Serafimovich o Gorki, por el traje, más que dos notabilidades, parecen dos reos.

Nadie ocupa más de dos piezas. Es el máximo de «extensión territorial» que la constitución le concede a cualquiera. El mismo Stalin no ocupa más lugar. El profesor Jorge F. Nicolai que iba conmigo, no se arregló con la Universidad de Moscú para dictar un curso de fisiología porque reclamó tres habitaciones.

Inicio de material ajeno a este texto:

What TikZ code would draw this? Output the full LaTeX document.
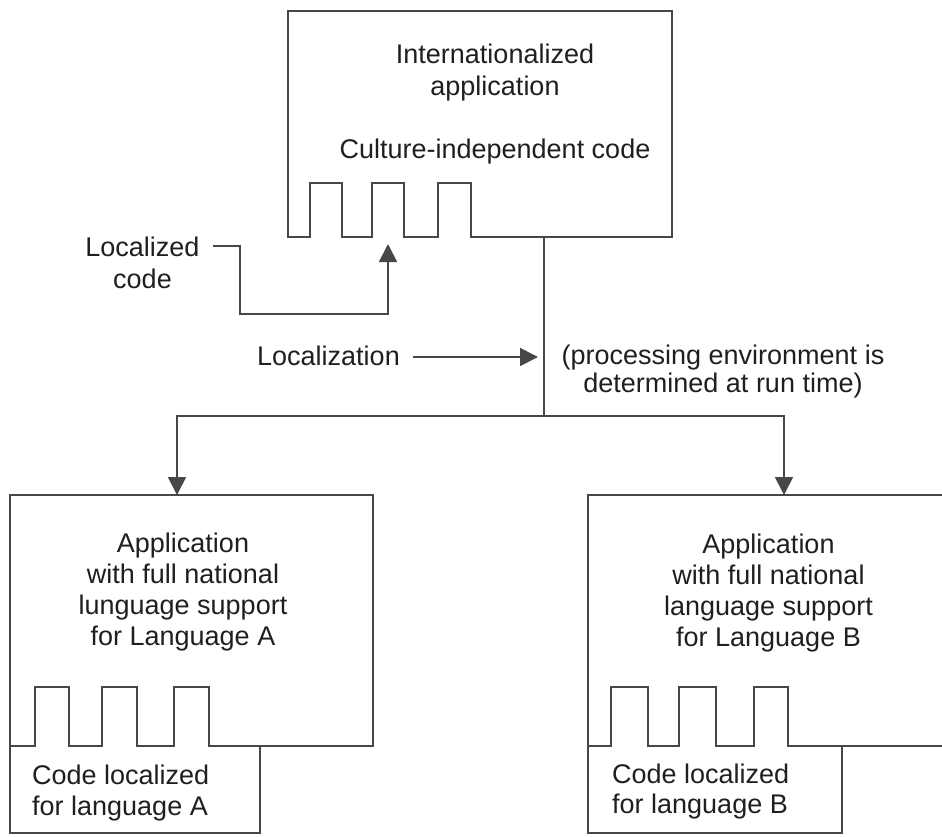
\documentclass[tikz,border=0pt]{standalone}
\usepackage{fontspec}
\setmainfont{Liberation Sans}
\usetikzlibrary{arrows.meta}
\begin{document}
\begin{tikzpicture}[x=1pt,y=-1pt,
  outline/.style={line width=1.7pt, draw=black!72, line join=miter},
  conn/.style={line width=1.7pt, draw=black!72},
  arr/.style={conn, -{Triangle[length=18pt,width=18pt]}},
  txt/.style={inner sep=0pt, text=black!88, font=\fontsize{27}{32}\selectfont, align=center}
]
\useasboundingbox (0,0) rectangle (942,836);
\clip (0,0) rectangle (942,836);

% top box: internationalized application with code sockets
\draw[outline] (288,237) -- (288,11) -- (672,11) -- (672,237)
  -- (471,237) -- (471,183) -- (438,183) -- (438,237)
  -- (404,237) -- (404,183) -- (372,183) -- (372,237)
  -- (342,237) -- (342,183) -- (310,183) -- (310,237) -- cycle;

% bottom-left box
\draw[outline] (10,746) -- (10,495) -- (373,495) -- (373,746)
  -- (209,746) -- (209,687) -- (174,687) -- (174,746)
  -- (137,746) -- (137,687) -- (102,687) -- (102,746)
  -- (69,746) -- (69,687) -- (35,687) -- (35,746) -- cycle;
\draw[outline] (10,746) -- (10,833) -- (260,833) -- (260,746);

% bottom-right box (cut at the right edge)
\draw[outline] (950,495) -- (588,495) -- (588,746)
  -- (611,746) -- (611,687) -- (648,687) -- (648,746)
  -- (679,746) -- (679,687) -- (716,687) -- (716,746)
  -- (754,746) -- (754,687) -- (788,687) -- (788,746) -- (950,746);
\draw[outline] (588,746) -- (588,833) -- (842,833) -- (842,746);

% texts
\node[txt] (title) at (495,72.2) {Internationalized\\application};
\node[txt] (cic) at (495,151.2) {Culture-independent code};
\node[txt] (lc) at (142.5,262.4) {Localized\\code};
\node[txt, anchor=base west] (loc) at (257,365) {Localization};
\node[txt, font=\fontsize{27}{28}\selectfont] (proc) at (723,372) {(processing environment is\\determined at run time)};
\node[txt, font=\fontsize{27}{31}\selectfont] (appA) at (183,591.7) {Application\\with full national\\lunguage support\\for Language A};
\node[txt, font=\fontsize{27}{31}\selectfont, align=left, anchor=west] (codeA) at (32,792.7) {Code localized\\for language A};
\node[txt, font=\fontsize{27}{31}\selectfont] (appB) at (768.5,592.7) {Application\\with full national\\language support\\for Language B};
\node[txt, font=\fontsize{27}{30}\selectfont, align=left, anchor=west] (codeB) at (612,791.2) {Code localized\\for language B};

% connector coordinates
\coordinate (lcs) at (213,246);
\coordinate (lcm) at (240,314);
\coordinate (t2) at (388,244);
\coordinate (vl) at (538,357);
\coordinate (topout) at (544,237);
\coordinate (jn) at (544,416);
\coordinate (inA) at (177,495);
\coordinate (inB) at (784,495);

% connectors
\draw[arr] (lcs) -| (lcm) -| (t2);
\draw[arr] ([xshift=13pt]loc.east |- vl) -- (vl);
\draw[conn] (topout) -- (jn);
\draw[arr] (jn) -| (inA);
\draw[arr] (jn) -| (inB);
\end{tikzpicture}
\end{document}
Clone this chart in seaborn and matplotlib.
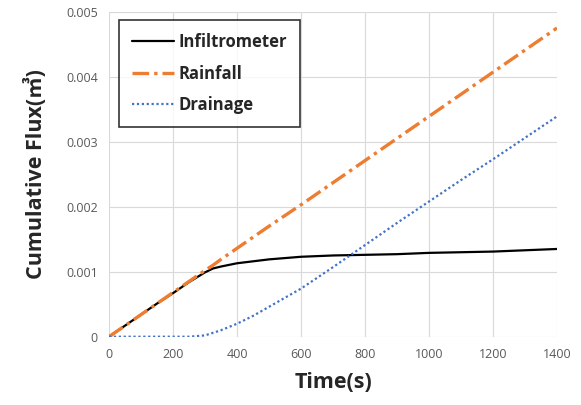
import matplotlib
matplotlib.use("Agg")
import matplotlib.pyplot as plt
import seaborn as sns
import pandas as pd

time = [0, 50, 100, 150, 200, 250, 300, 325, 350, 400, 450, 500, 600, 700, 800, 900, 1000, 1100, 1200, 1300, 1400]
infiltrometer = [0, 0.00017, 0.00034, 0.00051, 0.00067, 0.00084, 0.00099, 0.00105, 0.00108, 0.00113, 0.00116, 0.00119,
                 0.00123, 0.00125, 0.00126, 0.00127, 0.00129, 0.00130, 0.00131, 0.00133, 0.00135]
rainfall = [0, 0.00017, 0.00034, 0.00051, 0.00068, 0.00085, 0.00102, 0.00110, 0.00119, 0.00136, 0.00153, 0.00170,
            0.00203, 0.00237, 0.00271, 0.00305, 0.00339, 0.00373, 0.00407, 0.00441, 0.00475]
drainage = [0, 0, 0, 0, 0, 0, 0.00002, 0.00006, 0.00010, 0.00020, 0.00032, 0.00046,
            0.00074, 0.00107, 0.00141, 0.00175, 0.00208, 0.00241, 0.00273, 0.00306, 0.00339]
series_names = ["Infiltrometer", "Rainfall", "Drainage"]
x_ticks = [0, 200, 400, 600, 800, 1000, 1200, 1400]
y_ticks = [0, 0.001, 0.002, 0.003, 0.004, 0.005]
y_tick_labels = ["0", "0.001", "0.002", "0.003", "0.004", "0.005"]

df = pd.DataFrame({"time": time * 3,
                   "value": infiltrometer + rainfall + drainage,
                   "series": [series_names[0]] * len(time) + [series_names[1]] * len(time) + [series_names[2]] * len(time)})

sns.set_style("white")
plt.rcParams["font.family"] = ["Open Sans", "Noto Sans CJK KR", "DejaVu Sans"]

fig = plt.figure(figsize=(5.81, 4.05), dpi=100)
ax = fig.add_axes([0.1876, 0.1686, 0.7711, 0.8024])

palette = {"Infiltrometer": "#000000", "Rainfall": "#ED7D31", "Drainage": "#4472C4"}
styles = {"Infiltrometer": dict(lw=1.6, ls="-"),
          "Rainfall": dict(lw=2.4, ls=(0, (5, 1.5, 1, 1.5))),
          "Drainage": dict(lw=1.6, ls=(0, (1, 1.2)))}
for name in series_names:
    sub = df[df["series"] == name]
    sns.lineplot(data=sub, x="time", y="value", ax=ax, color=palette[name], label=name,
                 linewidth=styles[name]["lw"], linestyle=styles[name]["ls"])

ax.set_xlim(0, 1400)
ax.set_ylim(0, 0.005)
ax.set_xticks(x_ticks)
ax.set_xticklabels([str(t) for t in x_ticks])
ax.set_yticks(y_ticks)
ax.set_yticklabels(y_tick_labels)
ax.grid(True, color="#d9d9d9", linewidth=0.8)
for s in ax.spines.values():
    s.set_visible(False)
ax.tick_params(axis="both", colors="#595959", labelsize=9, length=0, pad=8)

ax.set_xlabel("Time(s)", fontsize=15.5, fontweight="bold", labelpad=8)
ax.set_ylabel("Cumulative Flux(㎥)", fontsize=15.5, fontweight="bold", labelpad=14)

leg = ax.legend(loc="upper left", bbox_to_anchor=(0.015, 0.985), frameon=True, fancybox=False,
                edgecolor="black", fontsize=12, handlelength=2.5, labelspacing=0.8,
                borderpad=0.8, handletextpad=0.25, borderaxespad=0.2)
leg.get_frame().set_linewidth(1.2)
for t in leg.get_texts():
    t.set_fontweight("bold")

fig.savefig("out.png", dpi=100)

Dado que allí se vive más en la calle, en el club, en la biblioteca, en la asamblea y dado que en todas partes, hasta en los cuarteles, hay una sala para leer y otra para escribir, la casa también ha cambiado de sentido. Sólo se va a ella para dormir en la mayoría de los casos. Dejó de ser el nido individual para ser un agujero de tránsito. El escritor, asimismo, cambia incesantemente de domicilio, según el trabajo que haga. Así, por ejemplo, si se propone describir una fábrica o una represa o un astillero, cosa muy frecuente en la nueva literatura, se traslada allá y allá vive. Los pintores llevan una existencia más trashumante aún. De Odessa se los manda a menudo a los pozos de Bakú y de Bakú a Samarkand o a Siberia. Se los moviliza, artísticamente,   —198→   como a los soldados y se los obliga a realizar sus exposiciones en los pasillos de las fábricas.

Cuando yo llegué era época de «canícula» y se encontraban muchos escritores veraneando en las antiguas residencias de la nobleza, puestas ahora al servicio de los trabajadores.

En vez de irse en tren, como nosotros, ellos se echan una mochila al hombro y se hacen el recorrido a pie, de Moscú a Leningrado, hasta la Georgia. A los escritores rusos les agrada mucho recoger las impresiones directamente y estar constantemente en contacto con los hombres y con la naturaleza. Hay muchos, como Gladkov o Serafimovich, que trabajan voluntariamente en una fábrica o en una chacra y simultáneamente escriben sus obras.

El trabajo manual ha sido tan exaltado y dignificado en Rusia, que nadie se siente desmerecido por trabajar con los brazos.